Autre expérience révélatrice: l’art du portrait. Les Américains vont prendre le portrait d’une personne en gros plan tandis que l’objectif sera plus éloigné pour les Japonais et inclura l’environnement de la personne.
Je ne peux m’empêcher d’y voir une relation avec la façon dont nos cultures réagissent à la pandémie. Voyez la courbe des morts ci-dessous (source: Washington Post). Certes, les pays asiatiques partaient avec de l’avance grâce à leurs expériences du MERS et du SARS, à des pratiques d’hygiène plus avancées (comme le port du masque davantage normalisé), à de fortes restrictions sur les voyages et la mise en place rapide de tests et de traçage.
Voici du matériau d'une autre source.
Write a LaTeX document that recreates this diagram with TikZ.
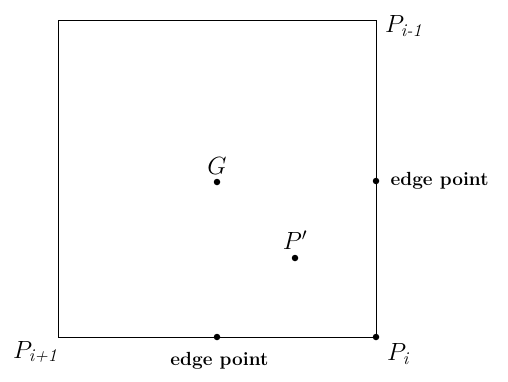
\documentclass[tikz,border=0pt]{standalone}
\usetikzlibrary{positioning}

\newcommand{\subi}[1]{\mbox{\fontsize{18}{20}\selectfont\itshape #1}}

\begin{document}
\begin{tikzpicture}[x=1pt,y=-1pt,
  dot/.style={circle,fill=black,inner sep=0pt,minimum size=6.5pt},
  plabel/.style={font=\fontsize{23}{26}\selectfont,inner sep=1pt},
  edgelabel/.style={font=\fontsize{19}{22}\selectfont\bfseries,inner sep=1pt}
]
\useasboundingbox (0,0) rectangle (508,381);
% corners of the square
\coordinate (tl) at (58,20);
\coordinate (tr) at (376,20);
\coordinate (bl) at (58,337);
\node[dot] (pi) at (376,337) {};
\draw[line width=1pt] (tl) -- (tr) -- (pi.center) -- (bl) -- cycle;
% points
\node[dot] (g) at (217,182) {};
\node[dot] (pp) at (295,258) {};
\node[dot] (er) at (376,181) {};
\node[dot] (eb) at (217,337) {};
% labels
\node[plabel,above=3pt of g] (glabel) {$G$};
\node[plabel,above=4pt of pp] (pplabel) {$P'$};
\node[plabel,anchor=west] (pim) at (384,26) {$P_{\subi{i-1}}$};
\node[plabel,anchor=west] (pip) at (12,352) {$P_{\subi{i+1}}$};
\node[plabel,anchor=west] (pilabel) at (386,354) {$P_{\subi{i}}$};
\node[edgelabel,right=10pt of er] (erlabel) {edge point};
\node[edgelabel,below=12pt of eb.south east,anchor=north] (eblabel) {edge point};
\end{tikzpicture}
\end{document}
Mais il me semble que dans une pandémie, il est essentiel de se rendre compte que le virus se propage de personne en personne, et que mon comportement a une influence sur la société entière (sinon, je suis plutôt du genre you do you dans la vie, mais malheureusement, ce n’est pas possible lorsqu’on parle de contagion). Bref, la pensée holistique des pays asiatiques et leurs traditions qui mettent en avant les relations d’interdépendance et d’interconnectivité est clairement un avantage lorsqu’on fait face à une pandémie et à la nécessité de comprendre que les dynamiques individuelles influent sur le collectif. Cela a un impact non seulement sur les comportements individuels, mais aussi sur la façon dont sont reçues les restrictions imposées aux populations.
C’est très triste de lire les discussions sur la politique du gouvernement français (je vous accorde que le pompon ces dernières années revient quand même aux Américains! USA first comme dirait l’autre.) Le politique a bien sûr un rôle à jouer dans la gestion de la pandémie: l’organisation de la solidarité nationale, l’augmentation des moyens médicaux (hôpitaux et vaccination) et à long terme le financement de la recherche médicale. Mais ce n’est pas le gouvernement qui assure la transmission du virus, ce sont les individus au quotidien (souvent sans le savoir, c’est bien le problème), qui interagissent en milieu clos et sans masque.
Les comparaisons internationales me donnent régulièrement du grain à moudre: je lisais par exemple que l’opposition politique française parle du fiasco français des vaccins – en réalité, le taux de vaccination en France est très similaire à celui en Allemagne, en Italie ou en Espagne. Et même dans les pays où la vaccination marche très fort comme aux États-Unis (où j’habite), il va falloir attendre l’été pour espérer un début d’immunité collective – et ce n’est pas gagné entre une partie de la population qui ne se fera de toute façon pas vacciner, l’attente des autorisations vaccinales pour les enfants, sans compter une pression de sélection qui peut favoriser l’émergence de variants plus résistants aux vaccins. Aux États-Unis, et malgré le succès de la campagne de vaccination, nous sommes au début d’une quatrième vague qui va probablement dépasser celle que nous avons vécue cet été. On voit la lumière au bout du tunnel, mais il reste encore quelques mètres à parcourir. Les vagues successives de contamination et la nécessité d’alterner périodes permissives et de confinement, on le sait depuis le début.
Sinon, pour consoler les nouveaux confinés en France, sachez que cela fait un an et deux semaines que nous sommes en télétravail, et que le retour au bureau n’est pas du tout à l’ordre du jour. Les écoles de Pittsburgh devraient rouvrir le 6 avril (donc après plus d’un an d’enseignement à distance) pour une petite partie des élèves (grandes sections, CP et élèves en difficulté). Le grand retour est prévu pour le 3 mai, et encore, dans un modèle hybride (nous avons de la chance et nous sommes dans un petit school district au nord de Pittsburgh, qui a pu déjà accueillir les élèves du primaire à 100% depuis plusieurs mois).